We stayed there like that on the floor for what seemed like a long, long time. Maybe it wasn’t more than just a few minutes. Anyway I finally got up and turned him loose. Papa didn’t move for I don’t know how long; he just lay there and looked up at me. Then, he said:
“If you stay in here, I’ll take your life!”
I looked over to Mama, and she motioned for me to go on outdoors. I did as she asked. And I walked on off from the place we lived in then, just walked on to the edge of the woods, feeling pain and anger inside. I didn’t know what to do anymore. Nothing came along the way I thought it should, and now here I was fighting with my own father. This was a low feeling, a bad, bad feeling inside me.
I stopped and stood by the road, just lowered my head and said some prayers, tried to speak as plainly and clearly to God as I could. I needed help, and at least I knew that. If I hadn’t, well, there’s not any telling where my life might have gone from that night. I saw it all over Stockbridge all the time. A man’s anger gets the best of him. Violence is the only thing he’s got to calm him down some, or get him killed, one day.
I stayed out by those woods most of the night. Mama came later to tell me that my father was asleep. Still angry, waking up once in a while and groaning about what he’d do when he saw me.
The next day, when he got up, he came walking out on the road where I’d been all night. We stood around for a few minutes, didn’t say a word, either of us.
Finally, Papa turned away as he started to talk to me, then turned back to me as he spoke:
“You’re all right, boy. But I say to you now, I don’t want you goin’ up against me like that again, you hear?”
“Yes, sir,” I told him.
“All right. And I tell you here and now I won’t never hit your Mama again. Y’understand?”
“Yes, sir.”
“All right,” he said, very quietly, and pushed his hand against my shoulder, just lightly.
And he never hit Mama again.

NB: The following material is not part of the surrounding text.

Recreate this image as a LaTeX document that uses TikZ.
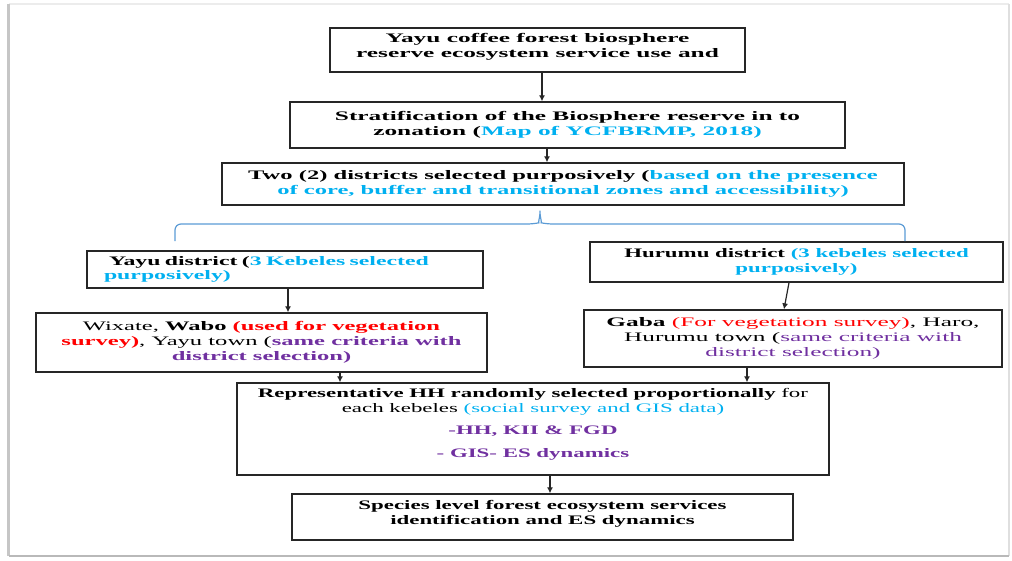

Not ever.
FOUR
But this incident weighed on my mind. I’d have nightmares about it and wake up shaking in the middle of the night. I really didn’t know if the Lord could forgive me, striking out at my father that way. This frightened and confused me. While everybody was sleeping one night, I slipped out of the house and started down the road. There was no plan in my mind, no notion about where I was going or what I’d do when I got there. I felt I had to go. Down in Stockbridge, there was a freight train stopped in the depot. When the engineer climbed back up and started out for Atlanta, I was in one of the boxcars. I just didn’t care anymore. Going was all that mattered. Where wasn’t important. I leaned back against the side of the car and watched the land rush by as the train picked up speed. I could only hope that Mama would understand and be all right until I could get in touch with her some way or another. And I thought about the other kids, worried about them, but I couldn’t turn back. If I didn’t go somewhere I was afraid I’d explode.

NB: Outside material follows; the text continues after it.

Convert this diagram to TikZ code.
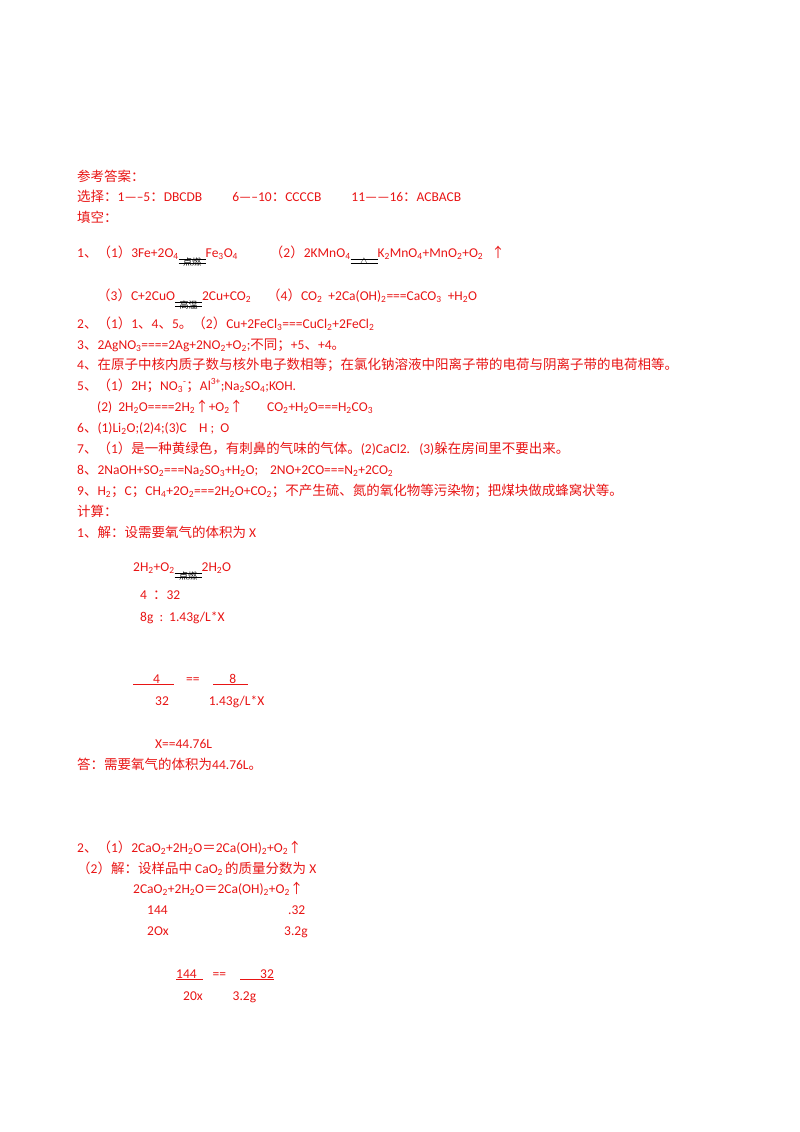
\documentclass[tikz,border=0pt]{standalone}
\usepackage{fontspec}
\setmainfont{Carlito}
\newfontfamily\cjk{Noto Sans CJK SC}
\definecolor{ansred}{RGB}{232,20,20}
\newcommand\z[1]{{\cjk #1}}
\newcommand\s[1]{\textsubscript{#1}}
\newcommand\cnd[1]{\raisebox{-0.15em}{\shortstack{{\color{black}\small\cjk #1}\\[-0.9ex]{\color{black}\rule{2em}{0.5pt}}\\[-1.25ex]{\color{black}\rule{2em}{0.5pt}}}}}
\tikzset{t/.style={anchor=base west,inner sep=0,text=ansred,font=\fontsize{13.5}{16}\selectfont}}
\begin{document}
\begin{tikzpicture}[x=1pt,y=-1pt]
\useasboundingbox (0,0) rectangle (800,1132);
\node[t] (a0) at (77,181) {\z{参考答案：}};
\node[t] (a1) at (77,201) {\z{选择：}1-----5\z{：}DBCDB\hspace{30pt}6-----10\z{：}CCCCB\hspace{30pt}11------16\z{：}ACBACB};
\node[t] (a2) at (77,222) {\z{填空：}};
\node[t] (a3) at (77,257) {1\z{、（}1\z{）}3Fe+2O\s4\cnd{点燃}Fe\s3O\s4\hspace{32pt}\z{（}2\z{）}2KMnO\s4\cnd{\textup{$\triangle$}}K\s2MnO\s4+MnO\s2+O\s2\hspace{8pt}\z{↑}};
\node[t] (a4) at (97,300) {\z{（}3\z{）}C+2CuO\cnd{高温}2Cu+CO\s2\hspace{16pt}\z{（}4\z{）}CO\s2\ \ +2Ca(OH)\s2===CaCO\s3\ \ +H\s2O};
\node[t] (a5) at (77,328) {2\z{、（}1\z{）}1\z{、}4\z{、}5\z{。（}2\z{）}Cu+2FeCl\s3===CuCl\s2+2FeCl\s2};
\node[t] (a6) at (77,349) {3\z{、}2AgNO\s3====2Ag+2NO\s2+O\s2;\z{不同；}+5\z{、}+4\z{。}};
\node[t] (a7) at (77,369) {4\z{、在原子中核内质子数与核外电子数相等；在氯化钠溶液中阳离子带的电荷与阴离子带的电荷相等。}};
\node[t] (a8) at (77,390) {5\z{、（}1\z{）}2H\z{；}NO\s3\textsuperscript{-}\z{；}Al\textsuperscript{3+};Na\s2SO\s4;KOH.};
\node[t] (a9) at (97,411) {(2)\ \ 2H\s2O====2H\s2\z{↑}+O\s2\z{↑}\hspace{24pt}CO\s2+H\s2O===H\s2CO\s3};
\node[t] (a10) at (77,432) {6\z{、}(1)Li\s2O;(2)4;(3)C\ \ \ \ H\ ;\ \ O};
\node[t] (a11) at (77,453) {7\z{、（}1\z{）是一种黄绿色，有刺鼻的气味的气体。}(2)CaCl2.\ \ \ (3)\z{躲在房间里不要出来。}};
\node[t] (a12) at (77,474) {8\z{、}2NaOH+SO\s2===Na\s2SO\s3+H\s2O;\hspace{12pt}2NO+2CO===N\s2+2CO\s2};
\node[t] (a13) at (77,495) {9\z{、}H\s2\z{；}C\z{；}CH\s4+2O\s2===2H\s2O+CO\s2\z{；不产生硫、氮的氧化物等污染物；把煤块做成蜂窝状等。}};
\node[t] (a14) at (77,516) {\z{计算：}};
\node[t] (a15) at (77,537) {1\z{、解：设需要氧气的体积为} X};
\node[t] (a16) at (133,571) {2H\s2+O\s2\cnd{点燃}2H\s2O};
\node[t] (a17) at (140,599) {4\ \ \z{：}32};
\node[t] (a18) at (140,621) {8g\ \ :\ \ 1.43g/L*X};
\node[t] (a19) at (133,683) {\underline{\hspace{20pt}4\hspace{14pt}}\hspace{12pt}==\hspace{14pt}\underline{\hspace{16pt}8\hspace{12pt}}};
\node[t] (a20) at (155,705) {32\hspace{40pt}1.43g/L*X};
\node[t] (a21) at (155,748) {X==44.76L};
\node[t] (a22) at (77,769) {\z{答：需要氧气的体积为}44.76L\z{。}};
\node[t] (a23) at (77,852) {2\z{、（}1\z{）}2CaO\s2+2H\s2O\z{＝}2Ca(OH)\s2+O\s2\z{↑}};
\node[t] (a24) at (77,873) {\z{（}2\z{）解：设样品中} CaO\s2\,\z{的质量分数为} X};
\node[t] (a25) at (133,893) {2CaO\s2+2H\s2O\z{＝}2Ca(OH)\s2+O\s2\z{↑}};
\node[t] (a26) at (147,914) {144};
\node[t] (a27) at (288,914) {.32};
\node[t] (a28) at (147,935) {2Ox};
\node[t] (a29) at (284,935) {3.2g};
\node[t] (a30) at (176,978) {\underline{144\hspace{6pt}}\hspace{10pt}==\hspace{14pt}\underline{\hspace{20pt}32}};
\node[t] (a31) at (183,1000) {20x\hspace{30pt}3.2g};
\end{tikzpicture}
\end{document}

The next morning I found myself in the Southern Railroad Yards, the section called the Southern Shops, Atlanta, where the train had pulled in for servicing. I jumped down out of the boxcar and wandered around, watching dozens of men, laborers mainly, go about their work. A big man with a badge on his jacket spotted me and came over. “You lookin’ for work, nigger?” he asked. I didn’t know what to say. Clearly, this fellow took me for a grown man because of my size. All those years of farm work had built me up to where I could easily be mistaken for a person several years older. I put my voice down as low as I could get it and said, “Yessir, I’m lookin’ for a job if you got one. . . .” By sunup that morning, I was pushing a broom around the sheds of the Southern Shops of the Southern Railroad, acting just like I belonged, grown up as I could be.
For about a week I slept outside, around the yards or in boxcars when I could find one open. I showed up early for wo
rk every day and put in as many hours as the foreman would let me. One night, exhausted, I heard somebody yell out, “Pay call!” and I just followed everybody else over to the foreman. When my turn came he handed me a slip of paper to sign and then handed me twelve dollars in cash. I stood there counting it for the longest time, scarcely believing that it was all mine. But it made me realize, too, just how long I’d been away from home, away from everybody in my family.
“Say, King!” One of the engineers called me aside.
“Yessir,” I said.
“Hear tell you can push coal. Ever fired an engine?”
I told him I’d fired cotton gins down in the country, and he said that was good enough. There was a run down to Macon the next day. His regular fireman had a bad arm, burned it when some coals popped out on him from a run during that day. “If you want to earn a little extree money,” the engineer said, “you can run on down to Macon with us.”
Extree was the term we used for what people call overtime today, and it didn’t come easy. Firing coal in a steam engine wasn’t just hard, it was very dangerous; men were thrown out of trains moving around turns and killed. But I wanted a shot at that cash, and I knew that having a good reputation around the yards for throwing coal to make steam was just the way to get some. By now I also knew that any success in a place like the yards meant keeping on the good side of the whites when I wasn’t keeping pretty much to myself. I heard the talk, the jealousies and rivalries, talk of how the unions up North were so much stronger and the men were so much better off. I watched men betray each other by reporting on them as union organizers, in a time when organizers weren’t welcome in the yards. And I watched as Negroes were passed over for some extree because they’d said something whites thought was said the wrong way, or somebody might not like “some nigger’s looks.” A lot of learning—about men and work—went into those days I spent working in the yards. I would never feel young again after that, because the thing you don’t know when you are young is just how tough all of life really is.